To exclude specific GPUs (e.g., GPU #4), you can use host-level workarounds in combination with LSF's environment variable handling:

✅ Option 1: Use cgroups and NVIDIA GPU visibility restrictions

You can configure the system or job environment to hide specific GPUs from the driver using:

bash
export CUDA_VISIBLE_DEVICES=0,1,2,3,5,6,7  # Exclude GPU #4 (which is index 4)

You could script this into LSF's job prolog or enforce it via job submission wrappers.

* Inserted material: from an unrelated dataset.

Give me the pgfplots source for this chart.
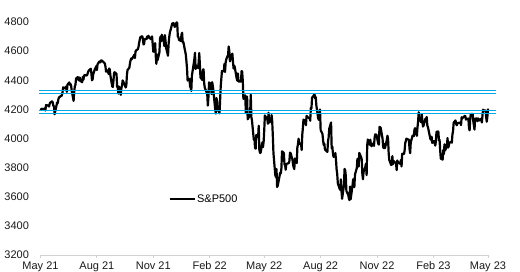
\documentclass[border=0pt]{standalone}
\usepackage{fontspec}
\setmainfont{Liberation Sans}
\usepackage{pgfplots}
\usepackage{pgfplotstable}
\pgfplotsset{compat=1.18}
\usepgfplotslibrary{dateplot}
\definecolor{lvl}{RGB}{0,170,230}
\definecolor{axgray}{RGB}{210,210,210}
\pgfplotstableread{
date close
2021-05-26 4195
2021-05-27 4200
2021-05-28 4204
2021-06-01 4202
2021-06-02 4208
2021-06-03 4192
2021-06-04 4230
2021-06-07 4226
2021-06-08 4227
2021-06-09 4219
2021-06-10 4239
2021-06-11 4247
2021-06-14 4255
2021-06-15 4246
2021-06-16 4223
2021-06-17 4222
2021-06-18 4166
2021-06-21 4224
2021-06-22 4246
2021-06-23 4242
2021-06-24 4266
2021-06-25 4281
2021-06-28 4291
2021-06-29 4291
2021-06-30 4298
2021-07-01 4320
2021-07-02 4352
2021-07-06 4343
2021-07-07 4358
2021-07-08 4320
2021-07-09 4370
2021-07-12 4385
2021-07-13 4369
2021-07-14 4374
2021-07-15 4360
2021-07-16 4327
2021-07-19 4258
2021-07-20 4323
2021-07-21 4359
2021-07-22 4368
2021-07-23 4412
2021-07-26 4422
2021-07-27 4401
2021-07-28 4400
2021-07-29 4419
2021-07-30 4395
2021-08-02 4387
2021-08-03 4423
2021-08-04 4403
2021-08-05 4429
2021-08-06 4437
2021-08-09 4432
2021-08-10 4436
2021-08-11 4448
2021-08-12 4460
2021-08-13 4468
2021-08-16 4479
2021-08-17 4448
2021-08-18 4400
2021-08-19 4406
2021-08-20 4442
2021-08-23 4479
2021-08-24 4486
2021-08-25 4497
2021-08-26 4470
2021-08-27 4509
2021-08-30 4529
2021-08-31 4523
2021-09-01 4524
2021-09-02 4537
2021-09-03 4535
2021-09-07 4520
2021-09-08 4514
2021-09-09 4493
2021-09-10 4459
2021-09-13 4469
2021-09-14 4443
2021-09-15 4481
2021-09-16 4474
2021-09-17 4433
2021-09-20 4358
2021-09-21 4354
2021-09-22 4396
2021-09-23 4449
2021-09-24 4455
2021-09-27 4443
2021-09-28 4353
2021-09-29 4360
2021-09-30 4308
2021-10-01 4357
2021-10-04 4300
2021-10-05 4346
2021-10-06 4364
2021-10-07 4399
2021-10-08 4391
2021-10-11 4361
2021-10-12 4350
2021-10-13 4364
2021-10-14 4438
2021-10-15 4471
2021-10-18 4486
2021-10-19 4519
2021-10-20 4537
2021-10-21 4550
2021-10-22 4545
2021-10-25 4567
2021-10-26 4575
2021-10-27 4552
2021-10-28 4597
2021-10-29 4605
2021-11-01 4614
2021-11-02 4631
2021-11-03 4660
2021-11-04 4680
2021-11-05 4697
2021-11-08 4702
2021-11-09 4685
2021-11-10 4646
2021-11-11 4649
2021-11-12 4683
2021-11-15 4683
2021-11-16 4701
2021-11-17 4689
2021-11-18 4705
2021-11-19 4698
2021-11-22 4682
2021-11-23 4691
2021-11-24 4701
2021-11-26 4595
2021-11-29 4655
2021-11-30 4567
2021-12-01 4513
2021-12-02 4577
2021-12-03 4538
2021-12-06 4592
2021-12-07 4686
2021-12-08 4701
2021-12-09 4668
2021-12-10 4712
2021-12-13 4669
2021-12-14 4635
2021-12-15 4710
2021-12-16 4668
2021-12-17 4621
2021-12-20 4568
2021-12-21 4650
2021-12-22 4697
2021-12-23 4726
2021-12-27 4791
2021-12-28 4786
2021-12-29 4793
2021-12-30 4778
2021-12-31 4766
2022-01-03 4797
2022-01-04 4794
2022-01-05 4701
2022-01-06 4696
2022-01-07 4677
2022-01-10 4670
2022-01-11 4713
2022-01-12 4726
2022-01-13 4660
2022-01-14 4663
2022-01-18 4577
2022-01-19 4533
2022-01-20 4483
2022-01-21 4398
2022-01-24 4410
2022-01-25 4357
2022-01-26 4350
2022-01-27 4327
2022-01-28 4432
2022-01-31 4516
2022-02-01 4546
2022-02-02 4589
2022-02-03 4477
2022-02-04 4500
2022-02-07 4484
2022-02-08 4522
2022-02-09 4587
2022-02-10 4504
2022-02-11 4419
2022-02-14 4402
2022-02-15 4472
2022-02-16 4475
2022-02-17 4380
2022-02-18 4349
2022-02-22 4305
2022-02-23 4226
2022-02-24 4288
2022-02-25 4385
2022-02-28 4374
2022-03-01 4306
2022-03-02 4387
2022-03-03 4364
2022-03-04 4329
2022-03-07 4201
2022-03-08 4171
2022-03-09 4278
2022-03-10 4260
2022-03-11 4204
2022-03-14 4173
2022-03-15 4262
2022-03-16 4358
2022-03-17 4412
2022-03-18 4463
2022-03-21 4461
2022-03-22 4512
2022-03-23 4456
2022-03-24 4520
2022-03-25 4543
2022-03-28 4575
2022-03-29 4632
2022-03-30 4602
2022-03-31 4530
2022-04-01 4546
2022-04-04 4583
2022-04-05 4525
2022-04-06 4481
2022-04-07 4500
2022-04-08 4488
2022-04-11 4413
2022-04-12 4397
2022-04-13 4447
2022-04-14 4392
2022-04-18 4391
2022-04-19 4463
2022-04-20 4459
2022-04-21 4394
2022-04-22 4272
2022-04-25 4296
2022-04-26 4175
2022-04-27 4183
2022-04-28 4288
2022-04-29 4132
2022-05-02 4155
2022-05-03 4175
2022-05-04 4300
2022-05-05 4147
2022-05-06 4123
2022-05-09 3991
2022-05-10 4001
2022-05-11 3935
2022-05-12 3930
2022-05-13 4024
2022-05-16 4008
2022-05-17 4088
2022-05-18 3924
2022-05-19 3901
2022-05-20 3901
2022-05-23 3974
2022-05-24 3941
2022-05-25 3979
2022-05-26 4058
2022-05-27 4158
2022-05-31 4132
2022-06-01 4101
2022-06-02 4177
2022-06-03 4109
2022-06-06 4121
2022-06-07 4161
2022-06-08 4116
2022-06-09 4018
2022-06-10 3901
2022-06-13 3750
2022-06-14 3735
2022-06-15 3790
2022-06-16 3667
2022-06-17 3675
2022-06-21 3765
2022-06-22 3760
2022-06-23 3796
2022-06-24 3912
2022-06-27 3900
2022-06-28 3821
2022-06-29 3819
2022-06-30 3785
2022-07-01 3825
2022-07-05 3831
2022-07-06 3845
2022-07-07 3903
2022-07-08 3899
2022-07-11 3855
2022-07-12 3819
2022-07-13 3802
2022-07-14 3790
2022-07-15 3863
2022-07-18 3831
2022-07-19 3937
2022-07-20 3960
2022-07-21 3999
2022-07-22 3962
2022-07-25 3967
2022-07-26 3921
2022-07-27 4024
2022-07-28 4072
2022-07-29 4130
2022-08-01 4119
2022-08-02 4091
2022-08-03 4155
2022-08-04 4152
2022-08-05 4145
2022-08-08 4140
2022-08-09 4122
2022-08-10 4210
2022-08-11 4208
2022-08-12 4280
2022-08-15 4297
2022-08-16 4305
2022-08-17 4274
2022-08-18 4284
2022-08-19 4228
2022-08-22 4138
2022-08-23 4128
2022-08-24 4141
2022-08-25 4199
2022-08-26 4058
2022-08-29 4031
2022-08-30 3986
2022-08-31 3955
2022-09-01 3967
2022-09-02 3924
2022-09-06 3908
2022-09-07 3980
2022-09-08 4006
2022-09-09 4067
2022-09-12 4110
2022-09-13 3932
2022-09-14 3946
2022-09-15 3901
2022-09-16 3873
2022-09-19 3900
2022-09-20 3856
2022-09-21 3790
2022-09-22 3758
2022-09-23 3693
2022-09-26 3655
2022-09-27 3647
2022-09-28 3720
2022-09-29 3640
2022-09-30 3586
2022-10-03 3678
2022-10-04 3791
2022-10-05 3783
2022-10-06 3745
2022-10-07 3640
2022-10-10 3612
2022-10-11 3589
2022-10-12 3577
2022-10-13 3670
2022-10-14 3583
2022-10-17 3678
2022-10-18 3720
2022-10-19 3695
2022-10-20 3666
2022-10-21 3753
2022-10-24 3797
2022-10-25 3860
2022-10-26 3831
2022-10-27 3807
2022-10-28 3901
2022-10-31 3872
2022-11-01 3856
2022-11-02 3760
2022-11-03 3720
2022-11-04 3771
2022-11-07 3807
2022-11-08 3828
2022-11-09 3749
2022-11-10 3956
2022-11-11 3993
2022-11-14 3957
2022-11-15 3992
2022-11-16 3959
2022-11-17 3947
2022-11-18 3965
2022-11-21 3950
2022-11-22 4003
2022-11-23 4028
2022-11-25 4026
2022-11-28 3964
2022-11-29 3958
2022-11-30 4080
2022-12-01 4077
2022-12-02 4072
2022-12-05 3999
2022-12-06 3941
2022-12-07 3933
2022-12-08 3963
2022-12-09 3934
2022-12-12 3991
2022-12-13 4019
2022-12-14 3996
2022-12-15 3896
2022-12-16 3852
2022-12-19 3818
2022-12-20 3821
2022-12-21 3879
2022-12-22 3823
2022-12-23 3845
2022-12-27 3829
2022-12-28 3783
2022-12-29 3849
2022-12-30 3840
2023-01-03 3825
2023-01-04 3853
2023-01-05 3808
2023-01-06 3895
2023-01-09 3893
2023-01-10 3919
2023-01-11 3970
2023-01-12 3983
2023-01-13 3999
2023-01-17 3991
2023-01-18 3929
2023-01-19 3899
2023-01-20 3973
2023-01-23 4020
2023-01-24 4017
2023-01-25 4016
2023-01-26 4060
2023-01-27 4071
2023-01-30 4018
2023-01-31 4077
2023-02-01 4119
2023-02-02 4180
2023-02-03 4136
2023-02-06 4111
2023-02-07 4164
2023-02-08 4118
2023-02-09 4082
2023-02-10 4090
2023-02-13 4137
2023-02-14 4136
2023-02-15 4148
2023-02-16 4090
2023-02-17 4079
2023-02-21 3997
2023-02-22 3991
2023-02-23 4012
2023-02-24 3970
2023-02-27 3982
2023-02-28 3970
2023-03-01 3951
2023-03-02 3981
2023-03-03 4046
2023-03-06 4048
2023-03-07 3986
2023-03-08 3992
2023-03-09 3918
2023-03-10 3862
2023-03-13 3855
2023-03-14 3920
2023-03-15 3892
2023-03-16 3960
2023-03-17 3917
2023-03-20 3951
2023-03-21 4003
2023-03-22 3937
2023-03-23 3948
2023-03-24 3971
2023-03-27 3977
2023-03-28 3971
2023-03-29 4028
2023-03-30 4051
2023-03-31 4109
2023-04-03 4124
2023-04-04 4101
2023-04-05 4091
2023-04-06 4105
2023-04-10 4109
2023-04-11 4108
2023-04-12 4092
2023-04-13 4146
2023-04-14 4138
2023-04-17 4151
2023-04-18 4155
2023-04-19 4155
2023-04-20 4130
2023-04-21 4134
2023-04-24 4137
2023-04-25 4072
2023-04-26 4056
2023-04-27 4136
2023-04-28 4169
2023-05-01 4168
2023-05-02 4119
2023-05-03 4091
2023-05-04 4061
2023-05-05 4136
2023-05-08 4138
2023-05-09 4119
2023-05-10 4138
2023-05-11 4131
2023-05-12 4124
2023-05-15 4136
2023-05-16 4110
2023-05-17 4159
2023-05-18 4198
2023-05-19 4192
2023-05-22 4193
2023-05-23 4146
2023-05-24 4115
2023-05-25 4151
2023-05-26 4205
}\spx

\begin{document}
\begin{tikzpicture}
\begin{axis}[
  name=ax,
  scale only axis, width=447.5pt, height=233pt,
  date coordinates in=x,
  xmin=2021-05-26, xmax=2023-05-26,
  ymin=3200, ymax=4800,
  axis x line*=bottom, axis y line*=left,
  x axis line style={draw=axgray, line width=0.8pt},
  y axis line style={draw=none},
  xtick={2021-05-26,2021-08-26,2021-11-26,2022-02-26,2022-05-26,2022-08-26,2022-11-26,2023-02-26,2023-05-26},
  xticklabels={May 21,Aug 21,Nov 21,Feb 22,May 22,Aug 22,Nov 22,Feb 23,May 23},
  ytick={3200,3400,3600,3800,4000,4200,4400,4600,4800},
  yticklabels={3200,3400,3600,3800,4000,4200,4400,4600,4800},
  tick label style={font=\fontsize{11}{13}\selectfont, text=black!90},
  xtick style={draw=axgray, line width=0.8pt},
  tick align=outside, major tick length=3pt,
  ytick style={draw=none},
  yticklabel style={xshift=-5pt},
  clip=false,
  legend style={at={(0.286,0.2403)}, anchor=west, draw=none, fill=none,
    inner sep=0pt, font=\fontsize{11}{13}\selectfont,
    nodes={inner sep=1.2pt}},
  legend image code/.code={\draw[#1] (0pt,0pt) -- (25pt,0pt);},
]
\addplot[black, line width=2.2pt, line join=round, mark=none] table[x=date,y=close]{\spx};
\addlegendentry{S\&P500}
\addplot[lvl, line width=1pt, forget plot] coordinates {(2021-05-24,4327) (2023-06-08,4327)};
\addplot[lvl, line width=1pt, forget plot] coordinates {(2021-05-24,4308) (2023-06-08,4308)};
\addplot[lvl, line width=1pt, forget plot] coordinates {(2021-05-24,4190) (2023-06-08,4190)};
\addplot[lvl, line width=1pt, forget plot] coordinates {(2021-05-24,4171) (2023-06-08,4171)};
\end{axis}
\pgfresetboundingbox
\path[use as bounding box] (ax.south west) ++(-40.5pt,-17pt) rectangle ++(520pt,272pt);
\end{tikzpicture}
\end{document}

✅ Option 2: Configure a Node as Having Fewer GPUs

Modify the number of GPUs seen by LSF:
- Create a wrapper for LSF GPU detection (e.g., override /usr/bin/nvidia-smi or use nvidia-smi topo -m).
- Create virtual GPU pools on the host using nvidia-container-toolkit or nvidia-smi with MIG (on supported GPUs).
- These methods can mask specific devices from the system or container environment.

✅ Option 3: Custom CUDA_VISIBLE_DEVICES via bsub

You can override what LSF sets using a submission command:

bash
bsub -gpu "num=6" -env "CUDA_VISIBLE_DEVICES=0,1,2,3,5,6" my_script.sh

This tells your job which GPUs to use explicitly.

⚠️ Important: LSF will still think it's using all 6 GPUs, but your job will only "see" those specific ones.

✅ To the Question: "Is there an option to configure it?"

Short Answer:
LSF does not natively support excluding specific GPUs by ID/index, but you can work around it by masking GPUs using:

CUDA_VISIBLE_DEVICES in job submission or prolog
cgroups or device-level visibility settings
node-level configuration (setting ngpus lower, or using MIG on Ampere+ GPUs)

✅ For the Answer: "We want to tell LSF not to use specific two of them." - is it possible?

Directly, no. Indirectly, yes, using the same workarounds.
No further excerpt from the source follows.